Take a moment to imagine what those first moments of creation must have been like. See in your minds’ eye, or maybe from a science film or TV show you’ve seen, the light and energy and immense power of the Big Bang, erupting from the darkness. Then picture that very same energy and light and power becoming compact, concentrated into a single point, a small intense globe containing all the reality and creativity of the universe. And then see that globe of light taking the shape of a human being, a baby who grows to be a man – Jesus. This is what John has in mind, and is trying to convey when he calls Christ the Word.
So what difference does this make to us? How is this reflection more than just an academic theological exercise?

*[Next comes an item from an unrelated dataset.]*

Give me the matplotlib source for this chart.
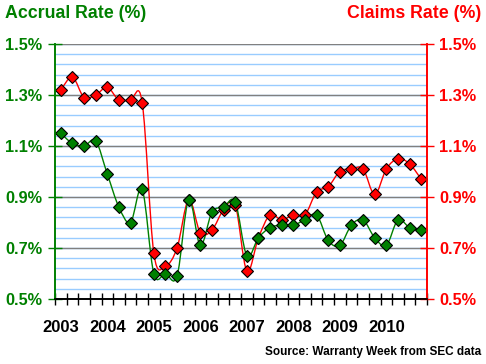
import numpy as np
import matplotlib
matplotlib.use("Agg")
import matplotlib.pyplot as plt
from matplotlib.path import Path
from matplotlib.patches import PathPatch

# quarterly data, 2003 Q1 .. 2010 Q4
years = ["2003", "2004", "2005", "2006", "2007", "2008", "2009", "2010"]
accrual = [1.15, 1.11, 1.10, 1.12, 0.99, 0.86, 0.80, 0.93,
           0.60, 0.60, 0.59, 0.89, 0.71, 0.84, 0.86, 0.88,
           0.67, 0.74, 0.78, 0.79, 0.79, 0.81, 0.83, 0.73,
           0.71, 0.79, 0.81, 0.74, 0.71, 0.81, 0.78, 0.77]
claims = [1.32, 1.37, 1.29, 1.30, 1.33, 1.28, 1.28, 1.27,
          0.68, 0.63, 0.70, 0.89, 0.76, 0.77, 0.85, 0.87,
          0.61, 0.74, 0.83, 0.81, 0.83, 0.83, 0.92, 0.94,
          1.00, 1.01, 1.01, 0.91, 1.01, 1.05, 1.03, 0.97]

GREEN = "#008000"
RED = "#FF0000"
plt.rcParams["font.family"] = ["Liberation Sans", "DejaVu Sans"]


def smooth_path(xs, ys):
    """Catmull-Rom style smoothed line (like Excel's 'smoothed line')."""
    pts = np.column_stack([xs, ys]).astype(float)
    verts = [pts[0]]
    codes = [Path.MOVETO]
    n = len(pts)
    for i in range(n - 1):
        p0 = pts[max(i - 1, 0)]
        p1, p2 = pts[i], pts[i + 1]
        p3 = pts[min(i + 2, n - 1)]
        verts += [p1 + (p2 - p0) / 6, p2 - (p3 - p1) / 6, p2]
        codes += [Path.CURVE4] * 3
    return Path(verts, codes)


fig = plt.figure(figsize=(4.86, 3.64), dpi=100)
ax = fig.add_axes([55 / 486, 65 / 364, 372 / 486, 255 / 364])
ax2 = ax.twinx()

x = np.arange(len(accrual))
ax.set_xlim(-0.5, len(accrual) - 0.5)
ax.set_ylim(0.5, 1.5)
ax2.set_ylim(0.5, 1.5)

# gridlines
for v in np.arange(0.5, 1.5001, 0.04):
    ax.axhline(v, color="#99CCFF", lw=1, zorder=0)
for v in np.arange(0.5, 1.5001, 0.2):
    ax.axhline(v, color="#808080", lw=1, zorder=1)

for ys, col in [(claims, RED), (accrual, GREEN)]:
    ax.add_patch(PathPatch(smooth_path(x, ys), fill=False, edgecolor=col,
                           lw=1.0, zorder=3))
    ax.plot(x, ys, ls="none", marker="D", ms=6.3, mfc=col, mec="black",
            mew=0.8, zorder=4)

ticks = np.arange(0.5, 1.5001, 0.2)
ax.set_yticks(ticks)
ax.set_yticklabels([f"{t:.1f}%" for t in ticks])
ax2.set_yticks(ticks)
ax2.set_yticklabels([f"{t:.1f}%" for t in ticks])

ax.set_xticks(np.arange(-0.5, len(accrual), 1), minor=True)
ax.set_xticks(np.arange(0, len(accrual), 4))
ax.set_xticklabels(years)
ax.tick_params(axis="x", which="major", length=0, pad=15,
               labelsize=12)
ax.tick_params(axis="x", which="minor", direction="inout", length=8,
               width=1, color="black")
for lab in ax.get_xticklabels():
    lab.set_fontweight("bold")

ax.tick_params(axis="y", direction="inout", length=10, width=1,
               color=GREEN, labelcolor=GREEN, labelsize=11.7, pad=4)
ax2.tick_params(axis="y", direction="inout", length=10, width=1,
                color=RED, labelcolor=RED, labelsize=11.7, pad=4)
for lab in ax.get_yticklabels() + ax2.get_yticklabels():
    lab.set_fontweight("bold")

for a in (ax, ax2):
    a.spines["top"].set_visible(False)
    a.spines["left"].set_color(GREEN)
    a.spines["right"].set_color(RED)
    a.spines["bottom"].set_color("black")
    for s in a.spines.values():
        s.set_linewidth(1.2)

fig.text(5 / 486, 1 - 14 / 364, "Accrual Rate (%)", color=GREEN,
         fontsize=12.8, fontweight="bold", ha="left", va="center")
fig.text(481 / 486, 1 - 14 / 364, "Claims Rate (%)", color=RED,
         fontsize=12.8, fontweight="bold", ha="right", va="center")
fig.text(481 / 486, 1 - 352 / 364, "Source: Warranty Week from SEC data",
         color="black", fontsize=8.5, fontweight="bold", ha="right",
         va="center")

fig.savefig("out.png", dpi=100)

We live in an age when images are often more powerful than words. And when the truth of God seems to be reduced to printed text on a page, and we have somehow lost the key to unlocking and decoding that text in a way that is real and life-giving, then we need to work to make the images, the word-paintings come alive.
The truth of Christmas is that God took upon himself our human nature, our flesh and blood. The truth of Christmas is that the immense power and light and creative goodness of God that issued forth in the physical and spiritual universe is completely whole and present in Jesus. And that means that God’s power and light are always with us, always available to us, not disconnected, not far away, but here among us, in our midst, in our hearts and breath and sinews and blood. Ponder that a moment – that intense and powerful energy within you; how does that change you?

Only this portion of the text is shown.